President Joe Biden and German Chancellor Olaf Scholz repeated rape allegations that have since been thoroughly debunked. Scholz even claimed that Hamas fighters filmed themselves committing rapes, despite the absence of such videos.
His foreign minister, Annalena Baerbock, went as far as to say she had personally seen them. When challenged, German officials attempted to discredit and silence journalists who were asking tough questions.
However, two separate UN reports in 2024 found “no tangible indications of rape” and no forensic evidence to support the accusations. Some of the most grotesque claims made by Israeli officials, such as a fetus being cut from its mother’s womb, were proven to be completely unfounded.
Gez continues to bring up the issue of rape to push for tougher policies and a revival of military courts for Palestinians from Gaza. “In this matter, I would lower expectations,” she acknowledged.
“The vast majority of sex crime allegations just can’t meet the proof required in court.” Vengeance Over Due Process What Gez is proposing isn’t about justice.
She’s suggesting changes to the law that would allow convictions without solid evidence and even without any confessions.
However, in the interrogations of Palestinians detained after October 7, she claims there weren’t even any confessions. “They try to downplay the nationalistic aspect,” she expressed.
“Most terrorists take pride in what they’ve done… That’s not the image I have of terrorists.” Instead of considering that many of the hundreds arrested might not have anything to confess, Gez interprets their silence as a sign of cowardice, ignoring the possibility that the Israeli justice system could be prosecuting innocent individuals. Many of these detainees are being held indefinitely in a prison system where Palestinians face a staggering 99.7% conviction rate.
While the world fixates on rape claims that remain unproven, credible reports have surfaced of Israeli sexual violence against Palestinian detainees, especially since 7 October.
One of the most disturbing cases occurred in Sde Teiman, a secretive Israeli military detention camp. There, according to multiple testimonies, Palestinian prisoners were shackled, blindfolded, and in at least one case, gang-raped, with part of the assault caught on video.
But these well-documented abuses haven’t generated the global outrage seen around unsubstantiated Israeli claims. Western governments and media remain largely silent.
An empty justice system draped in nationalism
Gez’s interview was published in Hebrew, behind a paywall, likely meant to stir domestic nationalist fervor, not global scrutiny. But her words matter beyond Israel. They expose the political agenda, double standards, and deep-rooted racism driving Israel’s so-called “justice system” for Palestinians.

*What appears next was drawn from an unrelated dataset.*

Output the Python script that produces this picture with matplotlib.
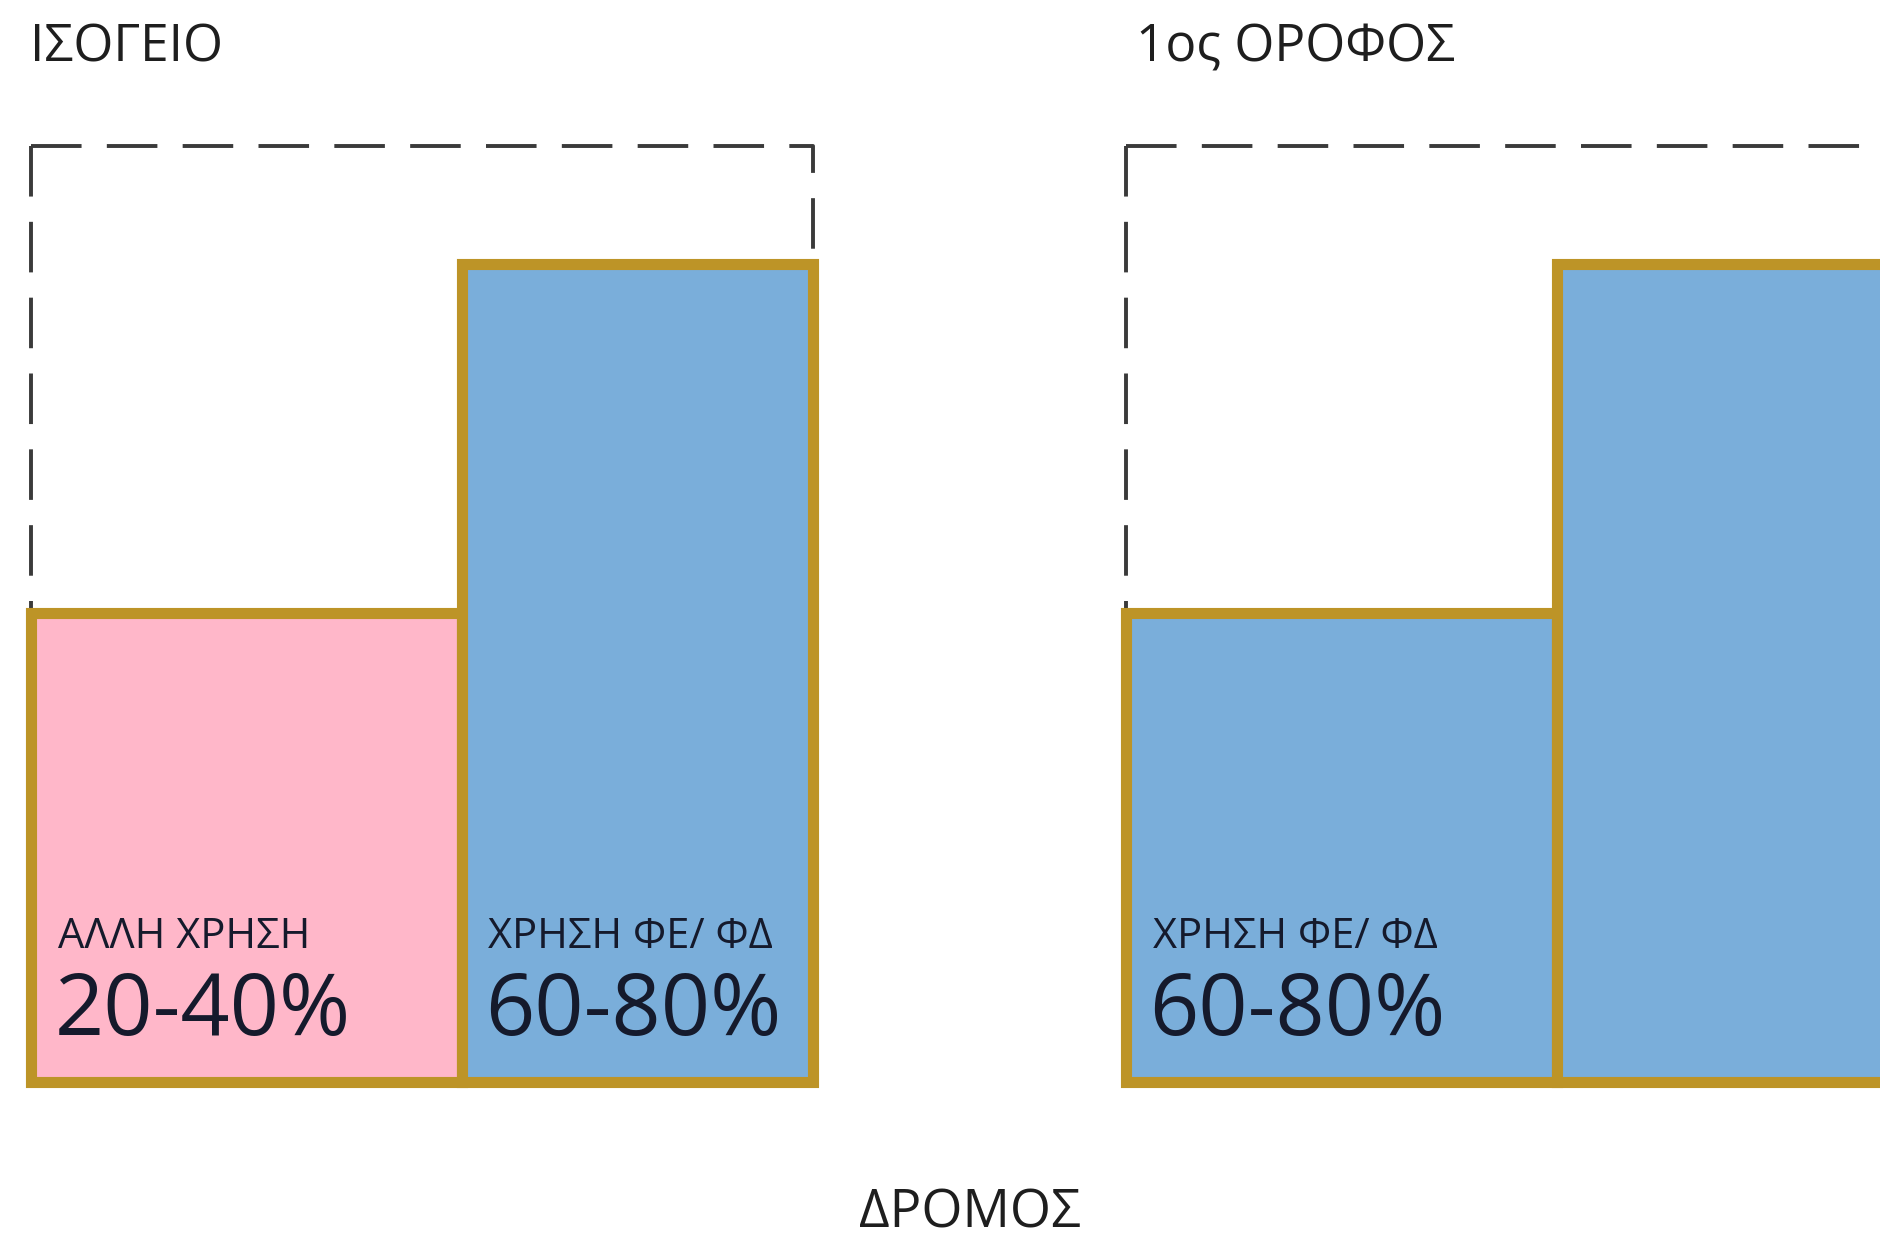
import matplotlib
matplotlib.use("Agg")
import matplotlib.pyplot as plt

plt.rcParams['font.family'] = ['Open Sans', 'Noto Sans', 'DejaVu Sans']

# ---- data ----
floors = ["ΙΣΟΓΕΙΟ", "1ος ΟΡΟΦΟΣ"]
segment_widths = [0.551, 0.449]          # share of plot width
segment_heights = [0.501, 0.874]         # share of permitted envelope height
use_labels = [["ΑΛΛΗ ΧΡΗΣΗ", "ΧΡΗΣΗ ΦΕ/ ΦΔ"], ["ΧΡΗΣΗ ΦΕ/ ΦΔ", ""]]
share_labels = [["20-40%", "60-80%"], ["60-80%", ""]]
segment_kinds = [["other", "home"], ["home", "home"]]
street_label = "ΔΡΟΜΟΣ"

# ---- styles ----
kind_colors = {"other": "#FFB7C9", "home": "#7AAEDA"}
edge_color = "#BD9427"
text_color = "#151a2c"
W, H = 1880, 1240

fig = plt.figure(figsize=(W / 100, H / 100), dpi=100)
fig.patch.set_facecolor("white")

panel_left = [31, 1126]
panel_width = 782
box_bottom = 1082
envelope_h = 936
title_x = [30, 1136]

lefts = [0.0]
for w in segment_widths[:-1]:
    lefts.append(lefts[-1] + w)

for i, floor in enumerate(floors):
    ax = fig.add_axes([panel_left[i] / W, (H - box_bottom) / H,
                       panel_width / W, envelope_h / H])
    ax.set_xlim(0, 1)
    ax.set_ylim(0, 1)
    ax.axis("off")
    colors = [kind_colors[k] for k in segment_kinds[i]]
    bars = ax.bar(lefts, segment_heights, width=segment_widths, align="edge",
                  color=colors, edgecolor=edge_color, linewidth=8, zorder=2)
    for b in bars:
        b.set_clip_on(False)
    # dashed envelope, starting at the top-left corner
    ax.plot([0, 0], [1, segment_heights[0]], color="#3a3a3a", lw=2.8,
            dashes=(13, 6.5), clip_on=False, zorder=1)
    ax.plot([0, 1, 1], [1, 1, segment_heights[1]], color="#3a3a3a", lw=2.8,
            dashes=(13, 6.5), clip_on=False, zorder=1)
    for j in range(len(segment_widths)):
        if use_labels[i][j]:
            ax.text(lefts[j] + 0.034, 0.143, use_labels[i][j], fontsize=30,
                    color=text_color, va="baseline", ha="left", zorder=3)
        if share_labels[i][j]:
            ax.text(lefts[j] + 0.030, 0.050, share_labels[i][j], fontsize=62,
                    color=text_color, va="baseline", ha="left", zorder=3)
    fig.text(title_x[i] / W, 1 - 61 / H, floor, fontsize=37, color="#1e1e1e",
             va="baseline", ha="left")

fig.text(970 / W, 1 - 1228 / H, street_label, fontsize=38, color="#1e1e1e",
         va="baseline", ha="center")

fig.savefig("out.png", dpi=100, facecolor="white")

She even admits that when it comes to alleged sex crimes:
“The public has expectations… but most of these cases will never meet the legal standard for proof.”
And yet, she wants to lower the standard, not in pursuit of truth, but to ensure punishment.
Her final remark may be the most honest thing anyone in Israel’s legal system has said since 7 October:
“I would lower expectations.”
Perhaps we should too, at least when it comes to expecting justice for Palestinians under Israeli rule.